Richard Dawkins has a new book coming out later this year, a children’s book titled The Magic of Reality: How We Know What’s Really True (pre-order from Amazon US or Amazon UK). Beautifully illustrated by regular Neil Gaiman collaborator Dave McKean, the upcoming release features the 70-year-old vociferous atheist discussing mythical explanations for elements of the cosmos, and then countering with the ‘magic of reality’:

In other myths, the sun is not a god but one of the first creations of a god.
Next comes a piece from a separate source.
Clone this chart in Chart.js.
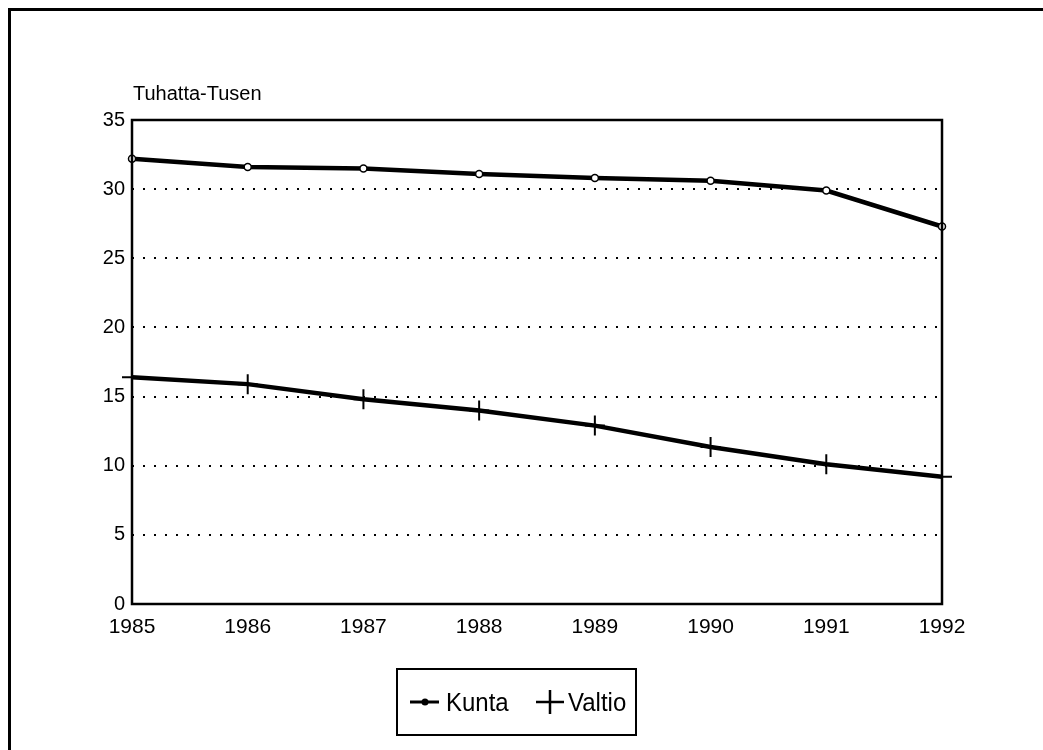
<!DOCTYPE html>
<html>
<head>
<meta charset="utf-8">
<script src="https://cdn.jsdelivr.net/npm/chart.js@4"></script>
<style>
  html, body { margin: 0; padding: 0; background: #fff; }
  #frame {
    position: absolute; left: 8px; top: 8px; width: 1100px; height: 800px;
    border-left: 3px solid #000; border-top: 3px solid #000;
  }
  #wrap { position: absolute; left: 0; top: 0; width: 1043px; height: 750px; }
</style>
</head>
<body>
<div id="frame"></div>
<div id="wrap"><canvas id="chart"></canvas></div>
<script>
// data
const years = ['1985', '1986', '1987', '1988', '1989', '1990', '1991', '1992'];
const kunta = [32.2, 31.6, 31.5, 31.1, 30.8, 30.6, 29.9, 27.3];
const valtio = [16.4, 15.9, 14.8, 14.0, 12.9, 11.35, 10.1, 9.2];
const yTicks = [0, 5, 10, 15, 20, 25, 30, 35];
const unitLabel = 'Tuhatta-Tusen';

const FONT = 'Liberation Sans, Arial, Helvetica, sans-serif';

// frame round the plot area, unit label and boxed legend
const decorations = {
    id: 'decorations',
    afterDraw(chart) {
        const ctx = chart.ctx;
        const a = chart.chartArea;
        ctx.save();
        ctx.strokeStyle = '#000';
        ctx.lineWidth = 2.5;
        ctx.strokeRect(a.left, a.top, a.right - a.left, a.bottom - a.top);

        ctx.fillStyle = '#000';
        ctx.font = '20px ' + FONT;
        ctx.textBaseline = 'alphabetic';
        ctx.fillText(unitLabel, a.left + 1, a.top - 20);

        // legend
        const bx = 397, by = 669, bw = 239, bh = 66;
        ctx.lineWidth = 2;
        ctx.strokeRect(bx, by, bw, bh);

        const cy = 702;
        ctx.lineWidth = 3;
        ctx.beginPath();
        ctx.moveTo(410, cy); ctx.lineTo(439, cy);
        ctx.stroke();
        ctx.beginPath();
        ctx.arc(425, cy, 3.5, 0, Math.PI * 2);
        ctx.fill();

        ctx.lineWidth = 2.5;
        ctx.beginPath();
        ctx.moveTo(536, cy); ctx.lineTo(564, cy);
        ctx.moveTo(550, cy - 12); ctx.lineTo(550, cy + 12);
        ctx.stroke();

        ctx.font = '24px ' + FONT;
        ctx.translate(0, cy + 9);
        ctx.scale(1, 1.05);
        ctx.fillText(chart.data.datasets[0].label, 446, 0);
        ctx.fillText(chart.data.datasets[1].label, 568, 0);
        ctx.restore();
    }
};

new Chart(document.getElementById('chart'), {
    type: 'line',
    data: {
        labels: years,
        datasets: [{
            label: 'Kunta',
            data: kunta,
            borderColor: '#000',
            borderWidth: 4.5,
            pointStyle: 'circle',
            pointRadius: 3.5,
            pointBorderWidth: 1.5,
            pointBackgroundColor: '#fff',
            pointBorderColor: '#000',
            tension: 0
        }, {
            label: 'Valtio',
            data: valtio,
            borderColor: '#000',
            borderWidth: 4.5,
            pointStyle: 'cross',
            pointRadius: 10,
            pointBorderWidth: 2,
            pointBorderColor: '#000',
            tension: 0
        }]
    },
    options: {
        responsive: true,
        maintainAspectRatio: false,
        animation: false,
        devicePixelRatio: 1,
        layout: { padding: { top: 120, right: 101, left: 0, bottom: 0 } },
        plugins: {
            legend: { display: false },
            tooltip: { enabled: false }
        },
        scales: {
            x: {
                offset: false,
                grid: { display: false, drawTicks: false },
                border: { display: false },
                ticks: {
                    color: '#000',
                    font: { family: FONT, size: 21 },
                    padding: 11,
                    maxRotation: 0,
                    autoSkip: false
                },
                afterFit(scale) { scale.height = 146; }
            },
            y: {
                min: 0,
                max: 35,
                afterBuildTicks(scale) { scale.ticks = yTicks.map(v => ({ value: v })); },
                grid: {
                    drawTicks: false,
                    color: ctx => (ctx.tick && (ctx.tick.value === 0 || ctx.tick.value === 35)) ? 'rgba(0,0,0,0)' : '#000',
                    lineWidth: 2,
                    tickBorderDash: [2, 9]
                },
                border: { display: false, dash: [2, 9] },
                ticks: {
                    color: '#000',
                    font: { family: FONT, size: 20 },
                    padding: 7
                },
                afterFit(scale) { scale.width = 132; }
            }
        }
    },
    plugins: [decorations]
});
</script>
</body>
</html>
In the creation myth of the Hebrew tribe of the Middle Eastern desert, the tribal god YHWH created light on the first of his six days of creation – but then, weirdly, he didn’t create the sun until the fourth day! ‘And God made two great lights: the greater light to rule the day, and the lesser light to rule the night: he made the stars also.’ Where the light came from on the first day, before the sun existed, we are not told.

It is time to turn to reality, and the true nature of the sun, as borne out by scientific evidence…

I’d imagine this book is the one we discussed a few years back, when Professor Dawkins started mentioning the possible “insidious effect on rationality” that fairytales could have with children.

Click on the image below to view a PDF sampler of The Magic of Reality (13Mb):

The Magic of Reality is due for release in the U.K. on September 15, and in the U.S. on October 4.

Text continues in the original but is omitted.